[Work to do] Can you output the material exactly as written, minus any pictures it holds?

========================================

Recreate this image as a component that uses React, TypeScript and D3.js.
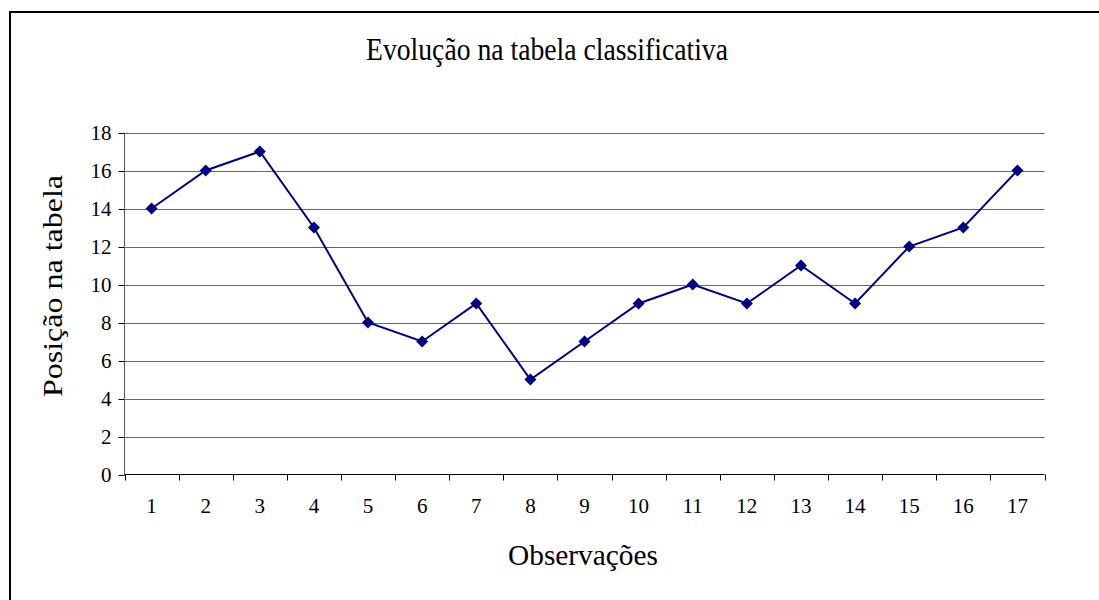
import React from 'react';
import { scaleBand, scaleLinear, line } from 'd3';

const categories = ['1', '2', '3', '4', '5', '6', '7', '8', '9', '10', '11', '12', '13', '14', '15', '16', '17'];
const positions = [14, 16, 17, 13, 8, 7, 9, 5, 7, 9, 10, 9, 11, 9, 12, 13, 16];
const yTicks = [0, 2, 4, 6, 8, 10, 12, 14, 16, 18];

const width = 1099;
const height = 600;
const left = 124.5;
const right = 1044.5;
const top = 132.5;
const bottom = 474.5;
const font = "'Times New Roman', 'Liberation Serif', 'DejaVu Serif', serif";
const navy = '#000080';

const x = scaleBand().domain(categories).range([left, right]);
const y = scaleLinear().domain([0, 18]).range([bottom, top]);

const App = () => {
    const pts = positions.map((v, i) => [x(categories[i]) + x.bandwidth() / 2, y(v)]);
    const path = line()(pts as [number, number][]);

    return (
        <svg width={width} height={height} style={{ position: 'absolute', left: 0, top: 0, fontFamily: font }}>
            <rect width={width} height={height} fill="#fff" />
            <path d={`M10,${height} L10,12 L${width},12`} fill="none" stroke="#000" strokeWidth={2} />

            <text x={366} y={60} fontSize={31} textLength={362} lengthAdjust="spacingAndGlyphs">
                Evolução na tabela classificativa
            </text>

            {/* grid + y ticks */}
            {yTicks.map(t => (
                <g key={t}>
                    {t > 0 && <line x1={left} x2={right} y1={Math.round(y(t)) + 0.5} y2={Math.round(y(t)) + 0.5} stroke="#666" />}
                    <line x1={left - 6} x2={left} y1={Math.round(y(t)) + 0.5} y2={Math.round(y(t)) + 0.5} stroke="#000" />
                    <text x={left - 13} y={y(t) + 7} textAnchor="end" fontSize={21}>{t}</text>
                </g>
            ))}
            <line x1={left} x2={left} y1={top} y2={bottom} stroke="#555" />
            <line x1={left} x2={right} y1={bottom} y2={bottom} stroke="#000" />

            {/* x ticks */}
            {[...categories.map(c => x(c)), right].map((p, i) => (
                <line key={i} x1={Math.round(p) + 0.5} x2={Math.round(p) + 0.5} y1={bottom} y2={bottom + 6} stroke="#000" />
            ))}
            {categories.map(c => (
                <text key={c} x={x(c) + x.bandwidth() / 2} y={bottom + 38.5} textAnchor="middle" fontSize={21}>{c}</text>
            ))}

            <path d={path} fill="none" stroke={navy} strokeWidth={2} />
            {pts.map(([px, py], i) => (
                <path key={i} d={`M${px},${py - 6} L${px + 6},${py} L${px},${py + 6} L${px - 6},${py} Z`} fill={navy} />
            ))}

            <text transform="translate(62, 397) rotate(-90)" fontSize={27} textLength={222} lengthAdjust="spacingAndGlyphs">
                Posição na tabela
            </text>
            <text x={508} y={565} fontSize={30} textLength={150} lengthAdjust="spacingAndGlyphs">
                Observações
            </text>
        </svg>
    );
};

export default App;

========================================

[Exercise result]
Recreate this image as a component that uses React, TypeScript and D3.js.
import React from 'react';
import { scaleBand, scaleLinear, line } from 'd3';

const categories = ['1', '2', '3', '4', '5', '6', '7', '8', '9', '10', '11', '12', '13', '14', '15', '16', '17'];
const positions = [14, 16, 17, 13, 8, 7, 9, 5, 7, 9, 10, 9, 11, 9, 12, 13, 16];
const yTicks = [0, 2, 4, 6, 8, 10, 12, 14, 16, 18];

const width = 1099;
const height = 600;
const left = 124.5;
const right = 1044.5;
const top = 132.5;
const bottom = 474.5;
const font = "'Times New Roman', 'Liberation Serif', 'DejaVu Serif', serif";
const navy = '#000080';

const x = scaleBand().domain(categories).range([left, right]);
const y = scaleLinear().domain([0, 18]).range([bottom, top]);

const App = () => {
    const pts = positions.map((v, i) => [x(categories[i]) + x.bandwidth() / 2, y(v)]);
    const path = line()(pts as [number, number][]);

    return (
        <svg width={width} height={height} style={{ position: 'absolute', left: 0, top: 0, fontFamily: font }}>
            <rect width={width} height={height} fill="#fff" />
            <path d={`M10,${height} L10,12 L${width},12`} fill="none" stroke="#000" strokeWidth={2} />

            <text x={366} y={60} fontSize={31} textLength={362} lengthAdjust="spacingAndGlyphs">
                Evolução na tabela classificativa
            </text>

            {/* grid + y ticks */}
            {yTicks.map(t => (
                <g key={t}>
                    {t > 0 && <line x1={left} x2={right} y1={Math.round(y(t)) + 0.5} y2={Math.round(y(t)) + 0.5} stroke="#666" />}
                    <line x1={left - 6} x2={left} y1={Math.round(y(t)) + 0.5} y2={Math.round(y(t)) + 0.5} stroke="#000" />
                    <text x={left - 13} y={y(t) + 7} textAnchor="end" fontSize={21}>{t}</text>
                </g>
            ))}
            <line x1={left} x2={left} y1={top} y2={bottom} stroke="#555" />
            <line x1={left} x2={right} y1={bottom} y2={bottom} stroke="#000" />

            {/* x ticks */}
            {[...categories.map(c => x(c)), right].map((p, i) => (
                <line key={i} x1={Math.round(p) + 0.5} x2={Math.round(p) + 0.5} y1={bottom} y2={bottom + 6} stroke="#000" />
            ))}
            {categories.map(c => (
                <text key={c} x={x(c) + x.bandwidth() / 2} y={bottom + 38.5} textAnchor="middle" fontSize={21}>{c}</text>
            ))}

            <path d={path} fill="none" stroke={navy} strokeWidth={2} />
            {pts.map(([px, py], i) => (
                <path key={i} d={`M${px},${py - 6} L${px + 6},${py} L${px},${py + 6} L${px - 6},${py} Z`} fill={navy} />
            ))}

            <text transform="translate(62, 397) rotate(-90)" fontSize={27} textLength={222} lengthAdjust="spacingAndGlyphs">
                Posição na tabela
            </text>
            <text x={508} y={565} fontSize={30} textLength={150} lengthAdjust="spacingAndGlyphs">
                Observações
            </text>
        </svg>
    );
};

export default App;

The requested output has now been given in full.